• _TASK DIRECTIONS_: Nothing after the line with "plt.rcParams['mathtext.bfit'] = 'Open" belongs in the copy; extract the lines below from the top through that line, pictures left out.

• _DATA SEGMENT_:
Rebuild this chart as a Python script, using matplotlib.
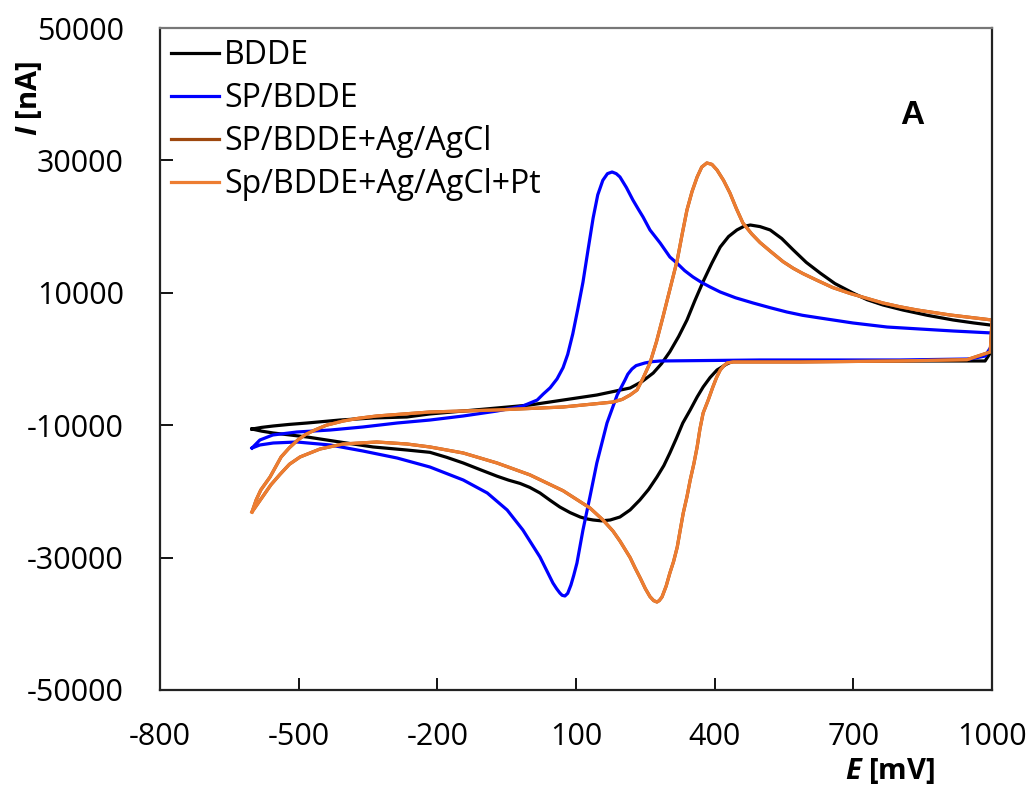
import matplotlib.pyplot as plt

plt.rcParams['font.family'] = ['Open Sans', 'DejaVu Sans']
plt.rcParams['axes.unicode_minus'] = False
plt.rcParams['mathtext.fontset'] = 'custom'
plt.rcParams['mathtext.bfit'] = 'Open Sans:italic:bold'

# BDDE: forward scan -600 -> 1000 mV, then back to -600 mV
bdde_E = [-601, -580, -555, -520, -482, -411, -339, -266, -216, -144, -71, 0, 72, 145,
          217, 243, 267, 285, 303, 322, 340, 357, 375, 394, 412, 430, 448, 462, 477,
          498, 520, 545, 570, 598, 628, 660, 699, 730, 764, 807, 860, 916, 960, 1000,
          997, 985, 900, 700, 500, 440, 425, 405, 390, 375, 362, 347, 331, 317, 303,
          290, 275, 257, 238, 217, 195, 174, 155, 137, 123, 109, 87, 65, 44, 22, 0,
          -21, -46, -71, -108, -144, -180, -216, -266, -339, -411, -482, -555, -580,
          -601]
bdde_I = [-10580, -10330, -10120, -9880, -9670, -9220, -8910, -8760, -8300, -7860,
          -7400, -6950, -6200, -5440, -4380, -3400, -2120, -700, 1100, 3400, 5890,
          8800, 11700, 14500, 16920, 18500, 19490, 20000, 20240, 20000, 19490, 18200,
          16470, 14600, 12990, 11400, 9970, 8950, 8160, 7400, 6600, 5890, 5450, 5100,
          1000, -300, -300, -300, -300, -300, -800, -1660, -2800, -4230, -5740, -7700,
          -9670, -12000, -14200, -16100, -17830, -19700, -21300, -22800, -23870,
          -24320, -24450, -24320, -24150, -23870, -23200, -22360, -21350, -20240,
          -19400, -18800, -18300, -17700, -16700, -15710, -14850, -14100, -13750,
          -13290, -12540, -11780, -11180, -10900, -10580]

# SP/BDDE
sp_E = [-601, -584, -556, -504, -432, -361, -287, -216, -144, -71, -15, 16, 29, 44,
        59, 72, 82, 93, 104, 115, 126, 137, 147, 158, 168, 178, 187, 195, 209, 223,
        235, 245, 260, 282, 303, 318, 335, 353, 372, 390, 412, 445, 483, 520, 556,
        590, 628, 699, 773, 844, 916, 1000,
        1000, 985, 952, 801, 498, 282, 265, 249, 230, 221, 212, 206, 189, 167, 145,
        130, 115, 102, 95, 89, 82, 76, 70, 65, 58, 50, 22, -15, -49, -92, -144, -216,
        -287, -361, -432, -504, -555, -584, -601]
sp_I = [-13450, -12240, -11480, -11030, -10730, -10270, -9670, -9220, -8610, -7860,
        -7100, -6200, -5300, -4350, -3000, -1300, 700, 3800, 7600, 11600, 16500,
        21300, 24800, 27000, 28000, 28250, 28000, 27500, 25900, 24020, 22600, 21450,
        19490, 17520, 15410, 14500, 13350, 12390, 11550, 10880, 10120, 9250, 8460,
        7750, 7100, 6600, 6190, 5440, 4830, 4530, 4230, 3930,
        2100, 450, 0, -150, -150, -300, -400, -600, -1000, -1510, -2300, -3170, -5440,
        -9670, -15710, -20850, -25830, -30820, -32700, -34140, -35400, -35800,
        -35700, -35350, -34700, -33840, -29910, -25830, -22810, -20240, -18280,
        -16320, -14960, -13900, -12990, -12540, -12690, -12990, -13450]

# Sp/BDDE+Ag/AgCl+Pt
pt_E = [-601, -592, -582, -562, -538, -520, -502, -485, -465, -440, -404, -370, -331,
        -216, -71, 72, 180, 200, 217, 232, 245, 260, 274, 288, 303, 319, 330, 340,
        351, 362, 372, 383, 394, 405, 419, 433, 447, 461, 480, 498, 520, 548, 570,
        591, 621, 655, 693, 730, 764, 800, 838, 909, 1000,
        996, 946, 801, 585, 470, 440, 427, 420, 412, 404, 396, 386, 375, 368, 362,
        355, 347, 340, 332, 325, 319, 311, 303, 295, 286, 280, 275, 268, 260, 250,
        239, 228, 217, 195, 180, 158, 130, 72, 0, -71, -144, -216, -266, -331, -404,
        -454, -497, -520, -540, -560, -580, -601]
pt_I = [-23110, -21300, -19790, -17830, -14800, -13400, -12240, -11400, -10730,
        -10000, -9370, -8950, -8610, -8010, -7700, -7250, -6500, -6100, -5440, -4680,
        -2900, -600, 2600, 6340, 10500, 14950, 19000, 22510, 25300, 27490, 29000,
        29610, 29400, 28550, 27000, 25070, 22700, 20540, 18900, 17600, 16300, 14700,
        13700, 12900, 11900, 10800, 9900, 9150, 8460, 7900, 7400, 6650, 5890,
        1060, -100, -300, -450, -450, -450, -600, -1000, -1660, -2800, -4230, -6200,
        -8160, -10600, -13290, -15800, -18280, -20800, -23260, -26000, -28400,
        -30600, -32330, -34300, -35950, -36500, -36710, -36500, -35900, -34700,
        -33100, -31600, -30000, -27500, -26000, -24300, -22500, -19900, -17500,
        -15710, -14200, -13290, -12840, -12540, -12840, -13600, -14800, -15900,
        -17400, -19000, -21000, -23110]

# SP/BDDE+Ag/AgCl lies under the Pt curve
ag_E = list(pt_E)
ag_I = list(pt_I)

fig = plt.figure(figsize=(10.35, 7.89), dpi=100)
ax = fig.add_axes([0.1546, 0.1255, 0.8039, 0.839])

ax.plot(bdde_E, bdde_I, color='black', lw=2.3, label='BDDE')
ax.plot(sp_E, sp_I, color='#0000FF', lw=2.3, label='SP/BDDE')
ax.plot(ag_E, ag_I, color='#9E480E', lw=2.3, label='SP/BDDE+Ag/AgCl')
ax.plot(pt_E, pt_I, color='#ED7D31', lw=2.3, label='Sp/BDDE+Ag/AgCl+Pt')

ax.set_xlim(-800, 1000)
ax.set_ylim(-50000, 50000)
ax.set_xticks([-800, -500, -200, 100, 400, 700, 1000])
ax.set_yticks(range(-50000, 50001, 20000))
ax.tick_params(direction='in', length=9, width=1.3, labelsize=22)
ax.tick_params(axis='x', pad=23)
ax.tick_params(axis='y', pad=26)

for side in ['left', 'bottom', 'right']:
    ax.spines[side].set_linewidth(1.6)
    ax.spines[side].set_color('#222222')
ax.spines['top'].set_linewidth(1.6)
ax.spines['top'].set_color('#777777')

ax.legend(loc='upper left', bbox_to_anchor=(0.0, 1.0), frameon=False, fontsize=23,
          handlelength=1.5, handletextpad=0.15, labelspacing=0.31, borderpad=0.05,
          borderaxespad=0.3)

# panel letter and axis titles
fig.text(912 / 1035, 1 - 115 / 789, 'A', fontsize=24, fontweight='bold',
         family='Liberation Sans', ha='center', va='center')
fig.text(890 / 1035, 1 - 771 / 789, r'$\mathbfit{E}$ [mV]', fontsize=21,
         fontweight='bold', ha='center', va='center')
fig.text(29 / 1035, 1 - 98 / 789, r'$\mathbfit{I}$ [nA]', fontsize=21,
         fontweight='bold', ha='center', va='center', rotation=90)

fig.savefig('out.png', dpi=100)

• _ANSWER FOR THE TASK_:
Rebuild this chart as a Python script, using matplotlib.
import matplotlib.pyplot as plt

plt.rcParams['font.family'] = ['Open Sans', 'DejaVu Sans']
plt.rcParams['axes.unicode_minus'] = False
plt.rcParams['mathtext.fontset'] = 'custom'
plt.rcParams['mathtext.bfit'] = 'Open Sans:italic:bold'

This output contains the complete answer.